**WHAT YOU NEED TO DO**
Write out the data below exactly as given, without any of its pictures.
__________________________________________________
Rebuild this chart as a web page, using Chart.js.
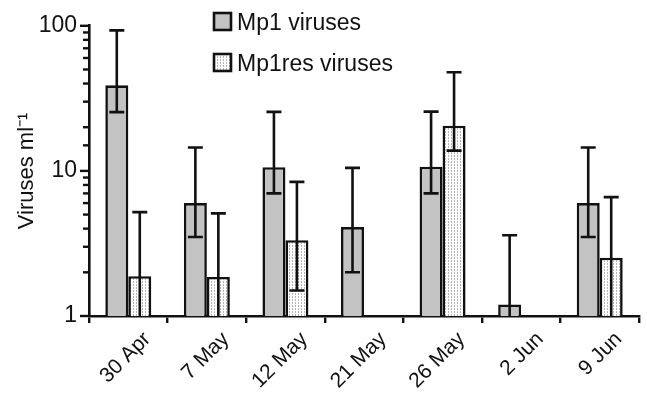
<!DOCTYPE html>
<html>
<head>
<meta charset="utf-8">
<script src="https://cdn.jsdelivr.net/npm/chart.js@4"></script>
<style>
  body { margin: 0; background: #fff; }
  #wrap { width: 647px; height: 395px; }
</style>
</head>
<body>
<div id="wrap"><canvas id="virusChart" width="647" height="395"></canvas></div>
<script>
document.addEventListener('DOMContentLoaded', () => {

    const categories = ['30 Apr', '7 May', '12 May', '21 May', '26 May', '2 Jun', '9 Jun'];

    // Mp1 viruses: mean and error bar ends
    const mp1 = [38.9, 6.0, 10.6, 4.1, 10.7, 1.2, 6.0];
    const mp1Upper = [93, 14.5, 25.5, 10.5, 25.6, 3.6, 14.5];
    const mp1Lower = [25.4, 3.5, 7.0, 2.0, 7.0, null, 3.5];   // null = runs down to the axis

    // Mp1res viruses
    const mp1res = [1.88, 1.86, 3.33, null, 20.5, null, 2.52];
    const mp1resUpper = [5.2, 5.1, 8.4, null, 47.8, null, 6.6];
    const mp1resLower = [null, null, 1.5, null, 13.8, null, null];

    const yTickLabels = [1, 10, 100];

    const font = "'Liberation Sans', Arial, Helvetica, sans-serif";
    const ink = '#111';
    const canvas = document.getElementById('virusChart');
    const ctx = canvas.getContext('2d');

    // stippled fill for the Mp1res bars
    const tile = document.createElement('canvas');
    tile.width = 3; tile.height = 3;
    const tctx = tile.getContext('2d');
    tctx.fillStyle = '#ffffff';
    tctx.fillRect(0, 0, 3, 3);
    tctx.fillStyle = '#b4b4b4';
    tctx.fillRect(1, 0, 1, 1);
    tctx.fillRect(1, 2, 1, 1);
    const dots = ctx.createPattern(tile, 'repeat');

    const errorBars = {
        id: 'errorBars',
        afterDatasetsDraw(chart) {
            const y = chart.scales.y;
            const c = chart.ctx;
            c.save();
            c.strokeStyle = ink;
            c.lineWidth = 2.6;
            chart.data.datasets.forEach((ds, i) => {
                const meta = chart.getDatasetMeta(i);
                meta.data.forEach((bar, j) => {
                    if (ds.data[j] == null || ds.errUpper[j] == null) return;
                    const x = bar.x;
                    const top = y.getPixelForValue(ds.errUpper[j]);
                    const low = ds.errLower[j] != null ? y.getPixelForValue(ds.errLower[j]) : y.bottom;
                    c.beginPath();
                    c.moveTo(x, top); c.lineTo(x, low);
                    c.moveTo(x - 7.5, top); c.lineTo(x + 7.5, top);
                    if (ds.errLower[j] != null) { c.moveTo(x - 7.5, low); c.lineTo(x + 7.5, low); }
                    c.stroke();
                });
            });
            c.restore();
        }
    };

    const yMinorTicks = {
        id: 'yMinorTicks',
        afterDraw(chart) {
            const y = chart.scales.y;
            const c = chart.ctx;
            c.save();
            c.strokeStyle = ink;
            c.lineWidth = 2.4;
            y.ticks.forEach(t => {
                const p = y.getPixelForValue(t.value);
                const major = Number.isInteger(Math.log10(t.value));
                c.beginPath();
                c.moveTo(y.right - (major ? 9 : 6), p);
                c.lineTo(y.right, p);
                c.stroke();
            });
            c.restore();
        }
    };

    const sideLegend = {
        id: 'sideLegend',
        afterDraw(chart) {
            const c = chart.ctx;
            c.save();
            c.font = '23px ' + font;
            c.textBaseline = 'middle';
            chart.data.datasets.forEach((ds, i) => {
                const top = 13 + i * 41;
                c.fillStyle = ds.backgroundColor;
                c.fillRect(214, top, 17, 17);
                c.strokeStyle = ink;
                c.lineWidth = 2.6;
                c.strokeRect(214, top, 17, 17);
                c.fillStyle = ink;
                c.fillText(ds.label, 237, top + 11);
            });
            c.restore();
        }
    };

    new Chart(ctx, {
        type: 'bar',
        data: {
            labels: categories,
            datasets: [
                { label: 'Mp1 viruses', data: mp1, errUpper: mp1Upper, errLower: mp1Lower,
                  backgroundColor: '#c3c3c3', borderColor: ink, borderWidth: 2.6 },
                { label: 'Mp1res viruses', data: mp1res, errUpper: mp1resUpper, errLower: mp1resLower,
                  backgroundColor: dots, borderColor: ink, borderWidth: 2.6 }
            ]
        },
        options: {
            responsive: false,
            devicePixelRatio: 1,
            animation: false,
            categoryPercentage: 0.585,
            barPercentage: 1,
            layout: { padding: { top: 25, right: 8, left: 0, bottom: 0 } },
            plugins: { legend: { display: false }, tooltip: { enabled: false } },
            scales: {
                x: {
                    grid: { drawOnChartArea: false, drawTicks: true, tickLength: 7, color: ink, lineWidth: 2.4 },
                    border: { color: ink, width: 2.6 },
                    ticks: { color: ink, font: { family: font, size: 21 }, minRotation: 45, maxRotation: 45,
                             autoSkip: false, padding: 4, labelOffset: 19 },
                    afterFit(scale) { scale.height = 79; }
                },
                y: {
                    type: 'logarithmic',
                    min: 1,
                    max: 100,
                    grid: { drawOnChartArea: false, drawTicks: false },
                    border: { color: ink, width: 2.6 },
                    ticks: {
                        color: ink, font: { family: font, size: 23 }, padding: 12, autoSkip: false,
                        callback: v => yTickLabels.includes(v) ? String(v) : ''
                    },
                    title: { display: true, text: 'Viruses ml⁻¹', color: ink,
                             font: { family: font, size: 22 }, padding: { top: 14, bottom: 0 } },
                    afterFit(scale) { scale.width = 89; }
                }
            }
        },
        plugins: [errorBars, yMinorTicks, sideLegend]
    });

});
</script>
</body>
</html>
__________________________________________________
**THE RESPONSE**
Rebuild this chart as a web page, using Chart.js.
<!DOCTYPE html>
<html>
<head>
<meta charset="utf-8">
<script src="https://cdn.jsdelivr.net/npm/chart.js@4"></script>
<style>
  body { margin: 0; background: #fff; }
  #wrap { width: 647px; height: 395px; }
</style>
</head>
<body>
<div id="wrap"><canvas id="virusChart" width="647" height="395"></canvas></div>
<script>
document.addEventListener('DOMContentLoaded', () => {

    const categories = ['30 Apr', '7 May', '12 May', '21 May', '26 May', '2 Jun', '9 Jun'];

    // Mp1 viruses: mean and error bar ends
    const mp1 = [38.9, 6.0, 10.6, 4.1, 10.7, 1.2, 6.0];
    const mp1Upper = [93, 14.5, 25.5, 10.5, 25.6, 3.6, 14.5];
    const mp1Lower = [25.4, 3.5, 7.0, 2.0, 7.0, null, 3.5];   // null = runs down to the axis

    // Mp1res viruses
    const mp1res = [1.88, 1.86, 3.33, null, 20.5, null, 2.52];
    const mp1resUpper = [5.2, 5.1, 8.4, null, 47.8, null, 6.6];
    const mp1resLower = [null, null, 1.5, null, 13.8, null, null];

    const yTickLabels = [1, 10, 100];

    const font = "'Liberation Sans', Arial, Helvetica, sans-serif";
    const ink = '#111';
    const canvas = document.getElementById('virusChart');
    const ctx = canvas.getContext('2d');

    // stippled fill for the Mp1res bars
    const tile = document.createElement('canvas');
    tile.width = 3; tile.height = 3;
    const tctx = tile.getContext('2d');
    tctx.fillStyle = '#ffffff';
    tctx.fillRect(0, 0, 3, 3);
    tctx.fillStyle = '#b4b4b4';
    tctx.fillRect(1, 0, 1, 1);
    tctx.fillRect(1, 2, 1, 1);
    const dots = ctx.createPattern(tile, 'repeat');

    const errorBars = {
        id: 'errorBars',
        afterDatasetsDraw(chart) {
            const y = chart.scales.y;
            const c = chart.ctx;
            c.save();
            c.strokeStyle = ink;
            c.lineWidth = 2.6;
            chart.data.datasets.forEach((ds, i) => {
                const meta = chart.getDatasetMeta(i);
                meta.data.forEach((bar, j) => {
                    if (ds.data[j] == null || ds.errUpper[j] == null) return;
                    const x = bar.x;
                    const top = y.getPixelForValue(ds.errUpper[j]);
                    const low = ds.errLower[j] != null ? y.getPixelForValue(ds.errLower[j]) : y.bottom;
                    c.beginPath();
                    c.moveTo(x, top); c.lineTo(x, low);
                    c.moveTo(x - 7.5, top); c.lineTo(x + 7.5, top);
                    if (ds.errLower[j] != null) { c.moveTo(x - 7.5, low); c.lineTo(x + 7.5, low); }
                    c.stroke();
                });
            });
            c.restore();
        }
    };

    const yMinorTicks = {
        id: 'yMinorTicks',
        afterDraw(chart) {
            const y = chart.scales.y;
            const c = chart.ctx;
            c.save();
            c.strokeStyle = ink;
            c.lineWidth = 2.4;
            y.ticks.forEach(t => {
                const p = y.getPixelForValue(t.value);
                const major = Number.isInteger(Math.log10(t.value));
                c.beginPath();
                c.moveTo(y.right - (major ? 9 : 6), p);
                c.lineTo(y.right, p);
                c.stroke();
            });
            c.restore();
        }
    };

    const sideLegend = {
        id: 'sideLegend',
        afterDraw(chart) {
            const c = chart.ctx;
            c.save();
            c.font = '23px ' + font;
            c.textBaseline = 'middle';
            chart.data.datasets.forEach((ds, i) => {
                const top = 13 + i * 41;
                c.fillStyle = ds.backgroundColor;
                c.fillRect(214, top, 17, 17);
                c.strokeStyle = ink;
                c.lineWidth = 2.6;
                c.strokeRect(214, top, 17, 17);
                c.fillStyle = ink;
                c.fillText(ds.label, 237, top + 11);
            });
            c.restore();
        }
    };

    new Chart(ctx, {
        type: 'bar',
        data: {
            labels: categories,
            datasets: [
                { label: 'Mp1 viruses', data: mp1, errUpper: mp1Upper, errLower: mp1Lower,
                  backgroundColor: '#c3c3c3', borderColor: ink, borderWidth: 2.6 },
                { label: 'Mp1res viruses', data: mp1res, errUpper: mp1resUpper, errLower: mp1resLower,
                  backgroundColor: dots, borderColor: ink, borderWidth: 2.6 }
            ]
        },
        options: {
            responsive: false,
            devicePixelRatio: 1,
            animation: false,
            categoryPercentage: 0.585,
            barPercentage: 1,
            layout: { padding: { top: 25, right: 8, left: 0, bottom: 0 } },
            plugins: { legend: { display: false }, tooltip: { enabled: false } },
            scales: {
                x: {
                    grid: { drawOnChartArea: false, drawTicks: true, tickLength: 7, color: ink, lineWidth: 2.4 },
                    border: { color: ink, width: 2.6 },
                    ticks: { color: ink, font: { family: font, size: 21 }, minRotation: 45, maxRotation: 45,
                             autoSkip: false, padding: 4, labelOffset: 19 },
                    afterFit(scale) { scale.height = 79; }
                },
                y: {
                    type: 'logarithmic',
                    min: 1,
                    max: 100,
                    grid: { drawOnChartArea: false, drawTicks: false },
                    border: { color: ink, width: 2.6 },
                    ticks: {
                        color: ink, font: { family: font, size: 23 }, padding: 12, autoSkip: false,
                        callback: v => yTickLabels.includes(v) ? String(v) : ''
                    },
                    title: { display: true, text: 'Viruses ml⁻¹', color: ink,
                             font: { family: font, size: 22 }, padding: { top: 14, bottom: 0 } },
                    afterFit(scale) { scale.width = 89; }
                }
            }
        },
        plugins: [errorBars, yMinorTicks, sideLegend]
    });

});
</script>
</body>
</html>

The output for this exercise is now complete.